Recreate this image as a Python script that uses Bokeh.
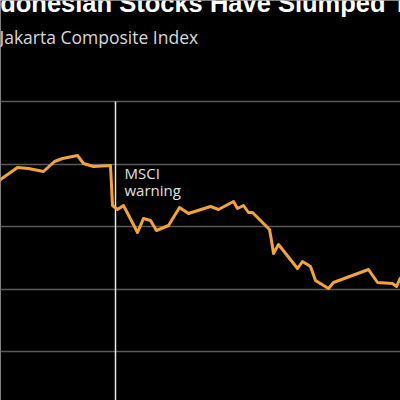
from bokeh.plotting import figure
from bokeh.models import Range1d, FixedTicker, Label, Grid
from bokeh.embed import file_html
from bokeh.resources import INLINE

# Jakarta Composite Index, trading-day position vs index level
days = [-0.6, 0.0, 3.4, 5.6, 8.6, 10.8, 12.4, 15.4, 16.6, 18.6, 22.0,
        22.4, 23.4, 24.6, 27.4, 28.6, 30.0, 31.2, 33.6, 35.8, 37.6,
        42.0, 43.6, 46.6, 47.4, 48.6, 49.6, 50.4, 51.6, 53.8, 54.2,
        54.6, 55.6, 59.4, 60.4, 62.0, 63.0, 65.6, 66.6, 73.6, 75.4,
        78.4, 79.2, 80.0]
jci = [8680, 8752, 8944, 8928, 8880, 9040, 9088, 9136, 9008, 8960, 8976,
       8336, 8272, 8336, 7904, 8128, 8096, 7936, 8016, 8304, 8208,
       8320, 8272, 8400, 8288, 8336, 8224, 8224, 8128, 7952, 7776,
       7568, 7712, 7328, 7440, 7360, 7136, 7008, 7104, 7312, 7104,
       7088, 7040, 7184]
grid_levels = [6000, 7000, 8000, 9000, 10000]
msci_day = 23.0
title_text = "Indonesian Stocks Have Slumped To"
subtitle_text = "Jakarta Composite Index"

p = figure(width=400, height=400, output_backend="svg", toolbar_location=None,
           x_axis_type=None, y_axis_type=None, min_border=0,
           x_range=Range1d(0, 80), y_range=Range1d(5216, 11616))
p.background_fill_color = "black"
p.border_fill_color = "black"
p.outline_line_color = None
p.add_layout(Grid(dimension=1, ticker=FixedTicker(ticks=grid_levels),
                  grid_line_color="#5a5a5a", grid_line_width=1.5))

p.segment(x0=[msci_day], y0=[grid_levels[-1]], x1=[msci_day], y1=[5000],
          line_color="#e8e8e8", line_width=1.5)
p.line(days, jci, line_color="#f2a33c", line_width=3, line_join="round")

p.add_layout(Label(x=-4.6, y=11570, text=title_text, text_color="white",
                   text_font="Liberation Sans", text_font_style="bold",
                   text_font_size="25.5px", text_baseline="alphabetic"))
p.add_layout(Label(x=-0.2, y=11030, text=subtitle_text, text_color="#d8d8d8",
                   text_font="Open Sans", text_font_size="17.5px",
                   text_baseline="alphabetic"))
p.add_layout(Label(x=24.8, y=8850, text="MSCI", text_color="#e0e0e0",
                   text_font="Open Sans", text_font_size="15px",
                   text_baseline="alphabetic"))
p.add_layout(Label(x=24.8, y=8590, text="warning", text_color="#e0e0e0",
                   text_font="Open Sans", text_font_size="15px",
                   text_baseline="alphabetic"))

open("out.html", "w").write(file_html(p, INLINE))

•••••

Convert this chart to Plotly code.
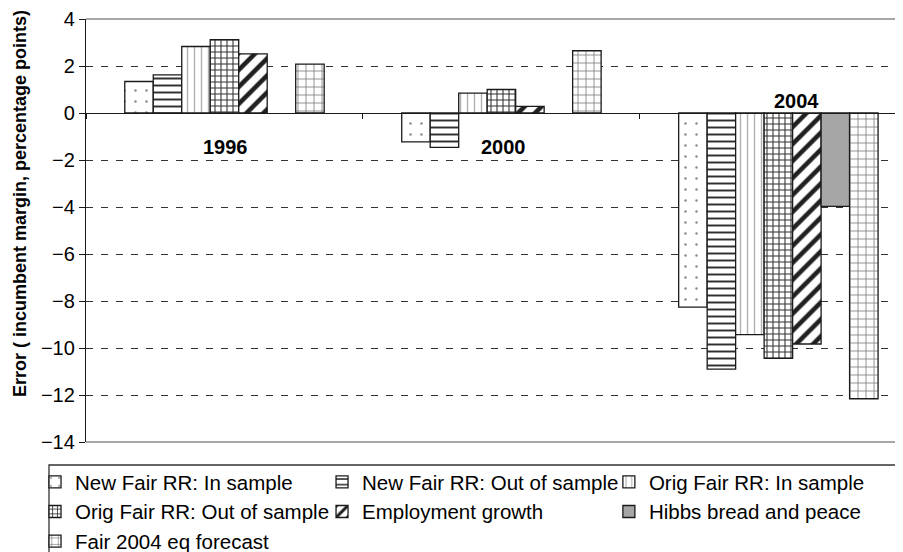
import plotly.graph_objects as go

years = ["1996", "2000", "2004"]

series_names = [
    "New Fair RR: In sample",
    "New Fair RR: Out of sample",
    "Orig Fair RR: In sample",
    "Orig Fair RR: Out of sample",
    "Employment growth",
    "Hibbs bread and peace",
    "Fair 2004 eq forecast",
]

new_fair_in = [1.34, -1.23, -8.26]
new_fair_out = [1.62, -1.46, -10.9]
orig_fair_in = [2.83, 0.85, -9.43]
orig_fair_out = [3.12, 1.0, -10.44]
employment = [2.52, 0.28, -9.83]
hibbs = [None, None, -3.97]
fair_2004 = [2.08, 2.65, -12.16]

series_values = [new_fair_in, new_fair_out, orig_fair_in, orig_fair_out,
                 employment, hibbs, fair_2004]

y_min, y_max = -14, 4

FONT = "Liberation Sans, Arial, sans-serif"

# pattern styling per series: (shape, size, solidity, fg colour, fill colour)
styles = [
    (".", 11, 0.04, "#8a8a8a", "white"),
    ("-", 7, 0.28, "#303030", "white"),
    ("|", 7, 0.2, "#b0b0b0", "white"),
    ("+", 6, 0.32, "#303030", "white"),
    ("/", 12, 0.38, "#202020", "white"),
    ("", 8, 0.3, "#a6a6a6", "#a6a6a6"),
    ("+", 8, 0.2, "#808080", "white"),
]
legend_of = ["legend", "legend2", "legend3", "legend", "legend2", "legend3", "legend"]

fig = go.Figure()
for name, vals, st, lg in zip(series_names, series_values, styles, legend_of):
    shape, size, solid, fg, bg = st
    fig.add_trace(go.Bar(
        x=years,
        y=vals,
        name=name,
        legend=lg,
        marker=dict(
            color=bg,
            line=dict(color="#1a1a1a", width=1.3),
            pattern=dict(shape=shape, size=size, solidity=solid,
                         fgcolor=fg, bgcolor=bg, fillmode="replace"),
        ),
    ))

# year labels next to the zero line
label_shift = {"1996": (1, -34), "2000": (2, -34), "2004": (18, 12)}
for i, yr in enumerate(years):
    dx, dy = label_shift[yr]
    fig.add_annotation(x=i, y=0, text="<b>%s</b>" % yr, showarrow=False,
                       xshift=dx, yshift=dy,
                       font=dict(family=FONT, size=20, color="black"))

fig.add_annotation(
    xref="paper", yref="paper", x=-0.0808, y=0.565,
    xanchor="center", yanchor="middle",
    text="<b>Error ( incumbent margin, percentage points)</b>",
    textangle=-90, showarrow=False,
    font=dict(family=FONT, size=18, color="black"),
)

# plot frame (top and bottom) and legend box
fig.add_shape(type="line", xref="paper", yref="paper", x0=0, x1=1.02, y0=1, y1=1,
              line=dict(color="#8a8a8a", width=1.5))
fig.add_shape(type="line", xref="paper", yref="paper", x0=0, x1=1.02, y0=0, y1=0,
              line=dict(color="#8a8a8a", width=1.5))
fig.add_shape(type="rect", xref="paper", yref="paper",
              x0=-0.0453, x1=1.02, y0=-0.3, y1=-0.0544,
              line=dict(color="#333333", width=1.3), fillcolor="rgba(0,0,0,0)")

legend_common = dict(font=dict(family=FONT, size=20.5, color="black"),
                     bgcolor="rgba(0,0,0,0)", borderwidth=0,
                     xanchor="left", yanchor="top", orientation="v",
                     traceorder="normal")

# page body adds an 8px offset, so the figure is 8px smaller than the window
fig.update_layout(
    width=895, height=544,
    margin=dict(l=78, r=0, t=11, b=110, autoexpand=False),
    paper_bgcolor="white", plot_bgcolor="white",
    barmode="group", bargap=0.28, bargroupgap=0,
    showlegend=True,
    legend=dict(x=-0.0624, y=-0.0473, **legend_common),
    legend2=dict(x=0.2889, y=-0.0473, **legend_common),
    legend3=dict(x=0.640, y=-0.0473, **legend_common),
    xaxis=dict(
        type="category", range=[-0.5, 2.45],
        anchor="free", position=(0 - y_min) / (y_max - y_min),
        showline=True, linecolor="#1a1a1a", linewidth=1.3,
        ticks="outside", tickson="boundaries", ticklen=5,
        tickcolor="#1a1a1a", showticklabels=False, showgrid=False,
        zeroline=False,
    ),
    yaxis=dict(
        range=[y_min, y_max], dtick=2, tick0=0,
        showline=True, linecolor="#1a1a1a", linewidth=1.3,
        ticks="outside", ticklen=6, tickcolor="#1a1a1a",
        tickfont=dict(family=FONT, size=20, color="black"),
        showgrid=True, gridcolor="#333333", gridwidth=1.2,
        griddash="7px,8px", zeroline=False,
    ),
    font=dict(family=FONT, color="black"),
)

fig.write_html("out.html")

•••••

#### Exercise instructions:
Tally the lines in the records above that contain the word "this", and give only that number.

#### Complete output:
2